■ Set exercise
Leave out the images; return the rest of the data exactly.

■ Dataset excerpt
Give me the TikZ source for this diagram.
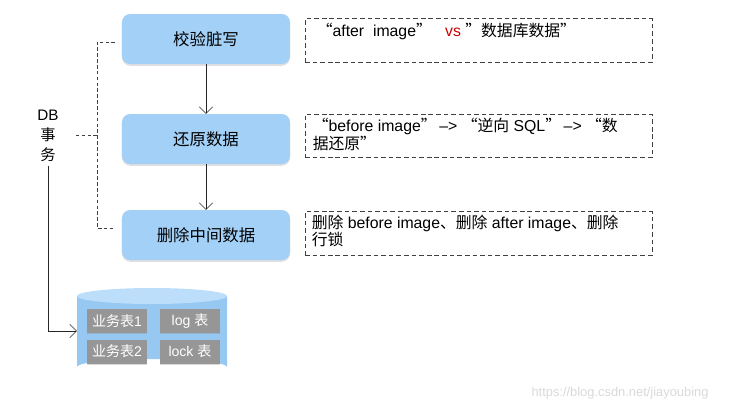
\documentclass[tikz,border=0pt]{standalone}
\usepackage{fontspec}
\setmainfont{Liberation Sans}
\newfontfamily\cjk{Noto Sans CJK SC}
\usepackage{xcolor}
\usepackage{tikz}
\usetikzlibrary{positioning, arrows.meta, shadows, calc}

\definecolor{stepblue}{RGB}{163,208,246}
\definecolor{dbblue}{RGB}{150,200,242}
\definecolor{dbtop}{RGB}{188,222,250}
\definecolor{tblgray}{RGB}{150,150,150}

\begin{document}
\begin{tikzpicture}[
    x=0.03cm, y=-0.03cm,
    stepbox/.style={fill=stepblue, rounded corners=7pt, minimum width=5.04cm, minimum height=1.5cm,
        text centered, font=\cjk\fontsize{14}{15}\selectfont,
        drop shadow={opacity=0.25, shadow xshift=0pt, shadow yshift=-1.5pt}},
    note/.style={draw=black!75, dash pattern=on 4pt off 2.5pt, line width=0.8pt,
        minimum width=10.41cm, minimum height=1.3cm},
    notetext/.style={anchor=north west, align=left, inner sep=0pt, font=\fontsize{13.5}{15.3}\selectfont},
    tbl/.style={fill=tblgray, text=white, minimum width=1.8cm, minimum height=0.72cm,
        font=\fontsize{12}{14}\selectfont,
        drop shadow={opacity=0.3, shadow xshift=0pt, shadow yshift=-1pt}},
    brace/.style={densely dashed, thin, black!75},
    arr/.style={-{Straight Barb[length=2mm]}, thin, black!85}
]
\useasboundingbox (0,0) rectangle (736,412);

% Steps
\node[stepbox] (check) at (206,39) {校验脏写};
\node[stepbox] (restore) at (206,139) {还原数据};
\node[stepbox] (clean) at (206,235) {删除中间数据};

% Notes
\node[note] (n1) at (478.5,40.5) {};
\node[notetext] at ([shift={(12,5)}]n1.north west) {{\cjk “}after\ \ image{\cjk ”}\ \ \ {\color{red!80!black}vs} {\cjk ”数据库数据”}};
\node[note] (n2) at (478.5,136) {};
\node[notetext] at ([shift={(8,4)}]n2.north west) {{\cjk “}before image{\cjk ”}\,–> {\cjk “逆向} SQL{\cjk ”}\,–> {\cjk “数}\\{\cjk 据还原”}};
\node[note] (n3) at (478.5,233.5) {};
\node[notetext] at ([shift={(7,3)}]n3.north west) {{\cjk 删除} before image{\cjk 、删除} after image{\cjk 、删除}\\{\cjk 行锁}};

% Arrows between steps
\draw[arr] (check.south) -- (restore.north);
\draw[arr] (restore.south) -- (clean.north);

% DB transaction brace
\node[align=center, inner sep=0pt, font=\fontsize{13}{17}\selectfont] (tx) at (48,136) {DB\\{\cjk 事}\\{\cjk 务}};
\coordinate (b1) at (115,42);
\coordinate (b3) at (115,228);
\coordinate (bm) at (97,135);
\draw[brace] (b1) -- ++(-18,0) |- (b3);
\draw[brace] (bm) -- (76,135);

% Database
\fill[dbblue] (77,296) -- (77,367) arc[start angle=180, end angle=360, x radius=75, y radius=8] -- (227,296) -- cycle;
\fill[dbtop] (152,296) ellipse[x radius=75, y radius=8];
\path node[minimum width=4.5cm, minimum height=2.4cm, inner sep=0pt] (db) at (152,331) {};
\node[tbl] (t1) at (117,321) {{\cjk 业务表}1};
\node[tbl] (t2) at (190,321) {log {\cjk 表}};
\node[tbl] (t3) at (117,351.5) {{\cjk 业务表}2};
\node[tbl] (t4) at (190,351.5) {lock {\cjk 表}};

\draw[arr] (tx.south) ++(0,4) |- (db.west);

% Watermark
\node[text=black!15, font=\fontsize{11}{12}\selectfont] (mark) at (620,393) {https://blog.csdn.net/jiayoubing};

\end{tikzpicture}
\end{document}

■ Result for this exercise
Give me the TikZ source for this diagram.
\documentclass[tikz,border=0pt]{standalone}
\usepackage{fontspec}
\setmainfont{Liberation Sans}
\newfontfamily\cjk{Noto Sans CJK SC}
\usepackage{xcolor}
\usepackage{tikz}
\usetikzlibrary{positioning, arrows.meta, shadows, calc}

\definecolor{stepblue}{RGB}{163,208,246}
\definecolor{dbblue}{RGB}{150,200,242}
\definecolor{dbtop}{RGB}{188,222,250}
\definecolor{tblgray}{RGB}{150,150,150}

\begin{document}
\begin{tikzpicture}[
    x=0.03cm, y=-0.03cm,
    stepbox/.style={fill=stepblue, rounded corners=7pt, minimum width=5.04cm, minimum height=1.5cm,
        text centered, font=\cjk\fontsize{14}{15}\selectfont,
        drop shadow={opacity=0.25, shadow xshift=0pt, shadow yshift=-1.5pt}},
    note/.style={draw=black!75, dash pattern=on 4pt off 2.5pt, line width=0.8pt,
        minimum width=10.41cm, minimum height=1.3cm},
    notetext/.style={anchor=north west, align=left, inner sep=0pt, font=\fontsize{13.5}{15.3}\selectfont},
    tbl/.style={fill=tblgray, text=white, minimum width=1.8cm, minimum height=0.72cm,
        font=\fontsize{12}{14}\selectfont,
        drop shadow={opacity=0.3, shadow xshift=0pt, shadow yshift=-1pt}},
    brace/.style={densely dashed, thin, black!75},
    arr/.style={-{Straight Barb[length=2mm]}, thin, black!85}
]
\useasboundingbox (0,0) rectangle (736,412);

% Steps
\node[stepbox] (check) at (206,39) {校验脏写};
\node[stepbox] (restore) at (206,139) {还原数据};
\node[stepbox] (clean) at (206,235) {删除中间数据};

% Notes
\node[note] (n1) at (478.5,40.5) {};
\node[notetext] at ([shift={(12,5)}]n1.north west) {{\cjk “}after\ \ image{\cjk ”}\ \ \ {\color{red!80!black}vs} {\cjk ”数据库数据”}};
\node[note] (n2) at (478.5,136) {};
\node[notetext] at ([shift={(8,4)}]n2.north west) {{\cjk “}before image{\cjk ”}\,–> {\cjk “逆向} SQL{\cjk ”}\,–> {\cjk “数}\\{\cjk 据还原”}};
\node[note] (n3) at (478.5,233.5) {};
\node[notetext] at ([shift={(7,3)}]n3.north west) {{\cjk 删除} before image{\cjk 、删除} after image{\cjk 、删除}\\{\cjk 行锁}};

% Arrows between steps
\draw[arr] (check.south) -- (restore.north);
\draw[arr] (restore.south) -- (clean.north);

% DB transaction brace
\node[align=center, inner sep=0pt, font=\fontsize{13}{17}\selectfont] (tx) at (48,136) {DB\\{\cjk 事}\\{\cjk 务}};
\coordinate (b1) at (115,42);
\coordinate (b3) at (115,228);
\coordinate (bm) at (97,135);
\draw[brace] (b1) -- ++(-18,0) |- (b3);
\draw[brace] (bm) -- (76,135);

% Database
\fill[dbblue] (77,296) -- (77,367) arc[start angle=180, end angle=360, x radius=75, y radius=8] -- (227,296) -- cycle;
\fill[dbtop] (152,296) ellipse[x radius=75, y radius=8];
\path node[minimum width=4.5cm, minimum height=2.4cm, inner sep=0pt] (db) at (152,331) {};
\node[tbl] (t1) at (117,321) {{\cjk 业务表}1};
\node[tbl] (t2) at (190,321) {log {\cjk 表}};
\node[tbl] (t3) at (117,351.5) {{\cjk 业务表}2};
\node[tbl] (t4) at (190,351.5) {lock {\cjk 表}};

\draw[arr] (tx.south) ++(0,4) |- (db.west);

% Watermark
\node[text=black!15, font=\fontsize{11}{12}\selectfont] (mark) at (620,393) {https://blog.csdn.net/jiayoubing};

\end{tikzpicture}
\end{document}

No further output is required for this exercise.